This is why a free society is evil. [Re: This is why HTML email is evil.]
auto58194 at hushmail.com
auto58194 at hushmail.com
Mon Dec 18 13:09:21 PST 2000
Tim May wrote:
>
> You seem to fundammentally misunderstand the situation. The reason
> the Personnel Commissar is ordering sensitivity training, workshops,
> and is requiring that posters of Brittny Spears be removed from
> office walls is because government and lawyers have made companies
> liable in various ways for "discriminatory" or "sexist" or suchlike
> behaviors.
I may have killed my point in editing.
Laws are the result of people using their property to advance their agenda.
When harassment laws were proposed, companies chose not to use their property
to fight these laws. Today when they give into these laws rather than fight
them, they are again making a decision about how they use their property.
Companies tend to value their property more than they value the free expression
of their employees. Is this surprising? Is it wrong? Should companies
be compelled to value the free expression of their employees higher?
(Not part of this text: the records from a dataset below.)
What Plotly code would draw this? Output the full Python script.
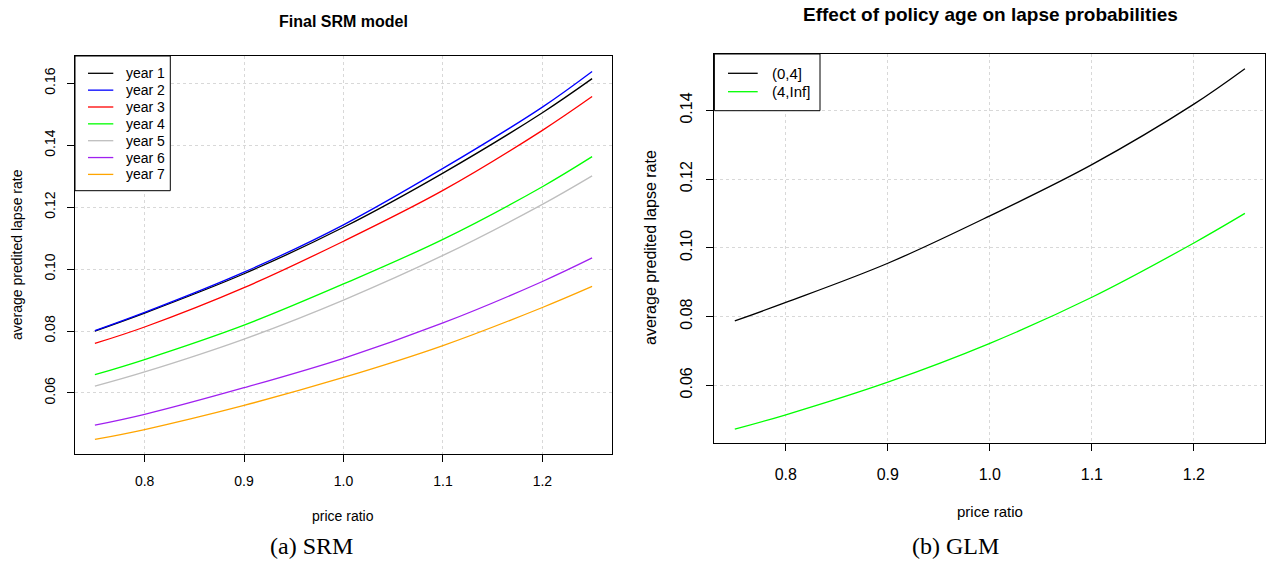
import plotly.graph_objects as go

W, H = 1266, 561

# ---- data ----
price_ratio = [0.75, 0.80, 0.90, 1.00, 1.10, 1.20, 1.25]

srm_names = ["year 1", "year 2", "year 3", "year 4", "year 5", "year 6", "year 7"]
srm_colors = ["#000000", "#0000FF", "#FF0000", "#00FF00", "#BEBEBE", "#A020F0", "#FFA500"]
year1 = [0.0800, 0.0858, 0.0985, 0.1135, 0.1310, 0.1505, 0.1615]
year2 = [0.0801, 0.0860, 0.0990, 0.1143, 0.1325, 0.1523, 0.1638]
year3 = [0.0760, 0.0813, 0.0940, 0.1090, 0.1254, 0.1448, 0.1557]
year4 = [0.0659, 0.0708, 0.0819, 0.0952, 0.1096, 0.1266, 0.1363]
year5 = [0.0622, 0.0668, 0.0774, 0.0900, 0.1044, 0.1209, 0.1301]
year6 = [0.0496, 0.0531, 0.0617, 0.0712, 0.0826, 0.0960, 0.1036]
year7 = [0.0450, 0.0482, 0.0560, 0.0650, 0.0753, 0.0876, 0.0944]
srm_series = [year1, year2, year3, year4, year5, year6, year7]

glm_names = ["(0,4]", "(4,Inf]"]
glm_colors = ["#000000", "#00FF00"]
glm_young = [0.0787, 0.0841, 0.0955, 0.1093, 0.1242, 0.1418, 0.1521]
glm_old = [0.0472, 0.0514, 0.0609, 0.0722, 0.0856, 0.1014, 0.1100]
glm_series = [glm_young, glm_old]

x_ticks = [0.8, 0.9, 1.0, 1.1, 1.2]
srm_y_ticks = [0.06, 0.08, 0.10, 0.12, 0.14, 0.16]
glm_y_ticks = [0.06, 0.08, 0.10, 0.12, 0.14]

FONT = "Liberation Sans, Arial, Helvetica, sans-serif"
SERIF = "Liberation Serif, Times New Roman, serif"


def px(x):
    return x / W


def py(y):
    return 1 - y / H


fig = go.Figure()

for name, col, vals in zip(srm_names, srm_colors, srm_series):
    fig.add_trace(go.Scatter(x=price_ratio, y=vals, mode="lines", name=name,
                             line=dict(color=col, width=1.3, shape="spline"),
                             xaxis="x", yaxis="y", showlegend=False))

for name, col, vals in zip(glm_names, glm_colors, glm_series):
    fig.add_trace(go.Scatter(x=price_ratio, y=vals, mode="lines", name=name,
                             line=dict(color=col, width=1.3, shape="spline"),
                             xaxis="x2", yaxis="y2", showlegend=False))

axis_common = dict(showline=True, linecolor="black", linewidth=1, mirror=True,
                   ticks="outside", ticklen=7, tickcolor="black", tickwidth=1,
                   showgrid=True, gridcolor="#D8D8D8", griddash="dot", gridwidth=1,
                   zeroline=False)

L_dom_x = [px(75), px(612)]
L_dom_y = [py(454.3), py(56)]
R_dom_x = [px(714.4), px(1265.3)]
R_dom_y = [py(443.3), py(54)]

fig.update_layout(
    width=W, height=H,
    margin=dict(l=0, r=0, t=0, b=0),
    paper_bgcolor="white", plot_bgcolor="white",
    font=dict(family=FONT, color="black"),
    showlegend=False,
    xaxis=dict(domain=L_dom_x, range=[0.73, 1.27], tickvals=x_ticks, tickformat=".1f",
               tickfont=dict(size=14), anchor="y", ticklabelstandoff=7, **axis_common),
    yaxis=dict(domain=L_dom_y, range=[0.0402, 0.1688], tickvals=srm_y_ticks, tickformat=".2f",
               tickfont=dict(size=14), tickangle=-90, anchor="x", ticklabelstandoff=6, **axis_common),
    xaxis2=dict(domain=R_dom_x, range=[0.73, 1.27], tickvals=x_ticks, tickformat=".1f",
                tickfont=dict(size=16), anchor="y2", ticklabelstandoff=9, **axis_common),
    yaxis2=dict(domain=R_dom_y, range=[0.0431, 0.1564], tickvals=glm_y_ticks, tickformat=".2f",
                tickfont=dict(size=16), tickangle=-90, anchor="x2", ticklabelstandoff=8, **axis_common),
)

# ---- legends (R-style boxes) ----
def add_legend(box, line_x, text_x, row_y, names, colors, size):
    x0, y0, x1, y1 = box
    fig.add_shape(type="rect", xref="paper", yref="paper",
                  x0=px(x0), x1=px(x1), y0=py(y1), y1=py(y0),
                  line=dict(color="black", width=1), fillcolor="white", layer="above")
    for name, col, yy in zip(names, colors, row_y):
        fig.add_shape(type="line", xref="paper", yref="paper",
                      x0=px(line_x[0]), x1=px(line_x[1]), y0=py(yy), y1=py(yy),
                      line=dict(color=col, width=1.3), layer="above")
        fig.add_annotation(text=name, x=px(text_x), y=py(yy), xref="paper", yref="paper",
                           xanchor="left", yanchor="middle", showarrow=False,
                           font=dict(size=size, family=FONT, color="black"))

add_legend((75, 56, 170.3, 190.7), (88, 113.3), 124,
           [73.3 + 16.85 * i for i in range(len(srm_names))], srm_names, srm_colors, 14)
add_legend((714.4, 54, 820, 110.7), (728, 757.7), 770,
           [73.3, 91.7], glm_names, glm_colors, 15)

annos = [
    dict(text="<b>Final SRM model</b>", x=px(343), y=py(22), size=16, family=FONT, angle=0),
    dict(text="price ratio", x=px(343), y=py(516), size=14, family=FONT, angle=0),
    dict(text="average predited lapse rate", x=px(17), y=py(255), size=14, family=FONT, angle=-90),
    dict(text="(a) SRM", x=px(311), y=py(546), size=24, family=SERIF, angle=0),
    dict(text="<b>Effect of policy age on lapse probabilities</b>", x=px(990), y=py(15), size=19, family=FONT, angle=0),
    dict(text="price ratio", x=px(990), y=py(511), size=15, family=FONT, angle=0),
    dict(text="average predited lapse rate", x=px(650), y=py(248), size=16, family=FONT, angle=-90),
    dict(text="(b) GLM", x=px(956), y=py(546), size=24, family=SERIF, angle=0),
]
for a in annos:
    fig.add_annotation(text=a["text"], x=a["x"], y=a["y"], xref="paper", yref="paper",
                       xanchor="center", yanchor="middle", showarrow=False, textangle=a["angle"],
                       font=dict(size=a["size"], family=a["family"], color="black"))

fig.write_html("out.html", config={"displayModeBar": False},
               post_script="document.body.style.margin='0px';")
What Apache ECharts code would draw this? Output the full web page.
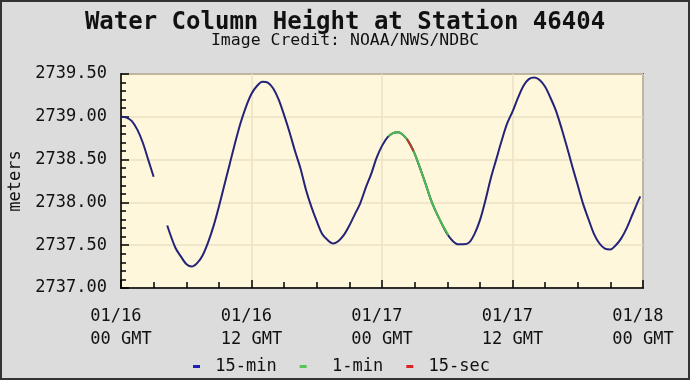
<!DOCTYPE html>
<html>
<head>
<meta charset="utf-8">
<script src="https://cdn.jsdelivr.net/npm/echarts@6/dist/echarts.min.js"></script>
<style>
html,body{margin:0;padding:0;background:#dcdcdc;}
#chart{width:690px;height:380px;}
</style>
</head>
<body>
<div id="chart"></div>
<script>
// Hours since 01/16 00 GMT
const hours15min = [0,0.5,1,1.5,2,2.5,3,3.6,4.25,5,5.5,6,6.5,7,7.5,8,8.5,9,9.5,10,10.5,11,11.5,12,12.5,13,13.5,14,14.5,15,15.5,16,16.5,17,17.5,18,18.5,19,19.5,20,20.5,21,21.5,22,22.5,23,23.5,24,24.5,25,25.5,26,26.5,27,27.5,28,28.5,29,29.5,30,30.5,31,31.5,32,32.5,33,33.5,34,34.5,35,35.5,36,36.5,37,37.5,38,38.5,39,39.5,40,40.5,41,41.5,42,42.5,43,43.5,44,44.5,45,45.5,46,46.5,47,47.5,47.75];
const values15min = [2739.00,2738.99,2738.95,2738.85,2738.70,2738.50,2738.30,null,2737.73,2737.47,2737.37,2737.28,2737.25,2737.29,2737.38,2737.53,2737.72,2737.95,2738.20,2738.45,2738.70,2738.93,2739.12,2739.27,2739.36,2739.41,2739.40,2739.33,2739.20,2739.02,2738.82,2738.60,2738.40,2738.15,2737.95,2737.78,2737.63,2737.56,2737.52,2737.55,2737.62,2737.73,2737.86,2737.99,2738.17,2738.33,2738.52,2738.66,2738.76,2738.81,2738.82,2738.78,2738.70,2738.57,2738.40,2738.22,2738.03,2737.88,2737.75,2737.63,2737.55,2737.51,2737.51,2737.53,2737.63,2737.79,2738.02,2738.28,2738.50,2738.72,2738.92,2739.06,2739.22,2739.36,2739.44,2739.46,2739.43,2739.35,2739.22,2739.07,2738.87,2738.65,2738.42,2738.20,2737.98,2737.80,2737.63,2737.52,2737.46,2737.45,2737.50,2737.58,2737.70,2737.85,2738.00,2738.07];
const hours1min = [24.6,25,25.5,26,26.5,27,27.5,28,28.5,29,29.5,30.1];
const values1min = [2738.77,2738.81,2738.82,2738.78,2738.70,2738.57,2738.40,2738.22,2738.03,2737.88,2737.75,2737.62];
const hours15sec = [26.3,26.6,26.9];
const values15sec = [2738.74,2738.67,2738.60];
const seriesNames = ['15-min','1-min','15-sec'];
const xTickValues = [0,12,24,36,48];
const xTickLabels = ['01/16 \n00 GMT','01/16 \n12 GMT','01/17 \n00 GMT','01/17 \n12 GMT','01/18 \n00 GMT'];

const pairs = (xs, ys) => xs.map((x, i) => [x, ys[i] === null ? '-' : ys[i]]);
const mono = 'DejaVu Sans Mono';

const chart = echarts.init(document.getElementById('chart'), null, {renderer: 'canvas'});
chart.setOption({
  backgroundColor: '#dcdcdc',
  animation: false,
  title: [{
    text: 'Water Column Height at Station 46404',
    left: 'center', top: 6,
    textStyle: {fontFamily: mono, fontWeight: 'bold', fontSize: 24, lineHeight: 24, color: '#111'}
  }, {
    text: 'Image Credit: NOAA/NWS/NDBC',
    left: 'center', top: 28,
    textStyle: {fontFamily: mono, fontWeight: 'normal', fontSize: 16.5, lineHeight: 16, color: '#111'}
  }],
  legend: {
    left: 188,
    top: 353,
    itemWidth: 7,
    itemHeight: 3,
    itemGap: 23,
    icon: 'rect',
    data: seriesNames,
    formatter: n => (n === '1-min' ? '  ' : ' ') + n,
    textStyle: {fontFamily: mono, fontSize: 17, color: '#111'}
  },
  grid: {
    left: 121, right: 47, top: 74, bottom: 92,
    outerBoundsMode: 'none', containLabel: false,
    show: true, backgroundColor: '#fff7dc', borderColor: '#000', borderWidth: 1.5
  },
  xAxis: {
    type: 'value', min: 0, max: 48, interval: 12,
    axisLine: {show: true, onZero: false, lineStyle: {color: '#000', width: 1.5}},
    axisTick: {show: true, inside: true, length: 8, lineStyle: {color: '#000', width: 1.5}},
    minorTick: {show: true, splitNumber: 4, length: 6, lineStyle: {color: '#000', width: 1.5}},
    splitLine: {show: true, lineStyle: {color: '#ebe0c4', width: 1.5}},
    axisLabel: {
      margin: 17, fontFamily: mono, fontSize: 17, lineHeight: 23, color: '#111',
      formatter: v => { const i = xTickValues.indexOf(v); return i >= 0 ? xTickLabels[i] : ''; }
    }
  },
  yAxis: {
    type: 'value', min: 2737, max: 2739.5, interval: 0.5,
    name: 'meters', nameLocation: 'middle', nameGap: 95, nameRotate: 90,
    nameTextStyle: {fontFamily: mono, fontSize: 17, color: '#111'},
    axisLine: {show: true, lineStyle: {color: '#000', width: 1.5}},
    axisTick: {show: true, inside: true, length: 8, lineStyle: {color: '#000', width: 1.5}},
    minorTick: {show: true, splitNumber: 5, length: 5, lineStyle: {color: '#000', width: 1.5}},
    splitLine: {show: true, lineStyle: {color: '#ebe0c4', width: 1.5}},
    axisLabel: {margin: 14, fontFamily: mono, fontSize: 17, color: '#111', formatter: v => v.toFixed(2)}
  },
  series: [
    {name: seriesNames[0], type: 'line', data: pairs(hours15min, values15min), showSymbol: false, smooth: 0.3, connectNulls: false,
     itemStyle: {color: '#2020b0'}, lineStyle: {color: '#23237a', width: 2}},
    {name: seriesNames[1], type: 'line', data: pairs(hours1min, values1min), showSymbol: false, smooth: 0.3,
     itemStyle: {color: '#55c455'}, lineStyle: {color: '#4cbc4c', width: 2}},
    {name: seriesNames[2], type: 'line', data: pairs(hours15sec, values15sec), showSymbol: false, smooth: 0.3,
     itemStyle: {color: '#dd2222'}, lineStyle: {color: '#b83a28', width: 2}}
  ],
  graphic: [{
    type: 'rect', silent: true, z: 100,
    shape: {x: 1, y: 1, width: 688, height: 378},
    style: {fill: 'none', stroke: '#333', lineWidth: 2}
  }]
});
</script>
</body>
</html>
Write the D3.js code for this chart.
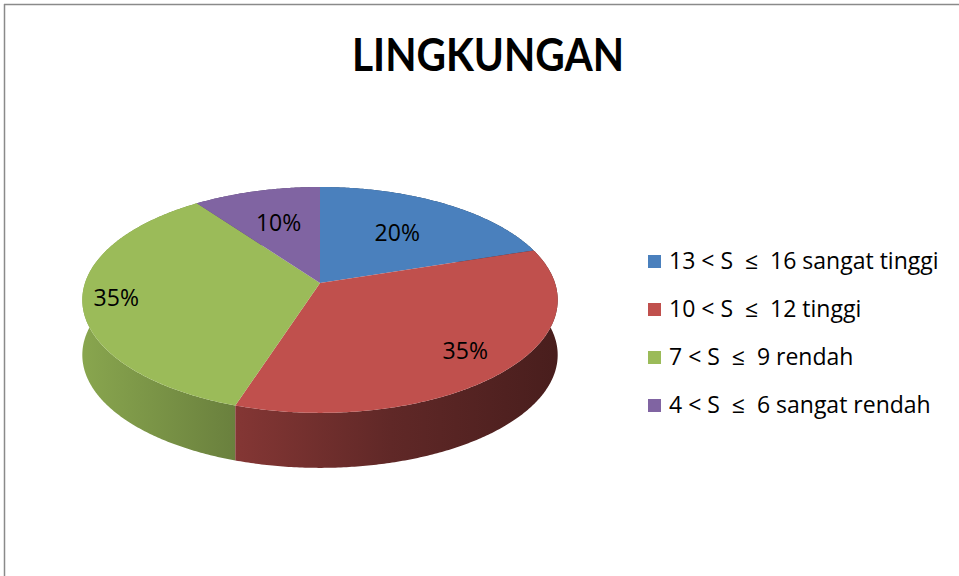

I don't like the current situation with zero-tolerance policies and all
that any more than you do, but it's not the result of living in an unfree
society. It's the result of living in a society with different values than
our own.
In other words, to get the freedoms we want, we have to take away other
freedoms.
> You're really missing the point, aren't you? Go back and think about
> the issues more deeply.
I'll always miss the point of people complaining they don't live in a free
society when they use reasoning that indicates they don't really want to
live in a free society.
In a previous incarnation of this message, which appears to have gone into
the darkness, I made a rushed point about free societies either being impossible
or being a truth. I'll skip that this time and just ask this: do you mean
to be complaining about not living in a free society or are you really complaining
about not living in a society with a higher value on personal freedoms?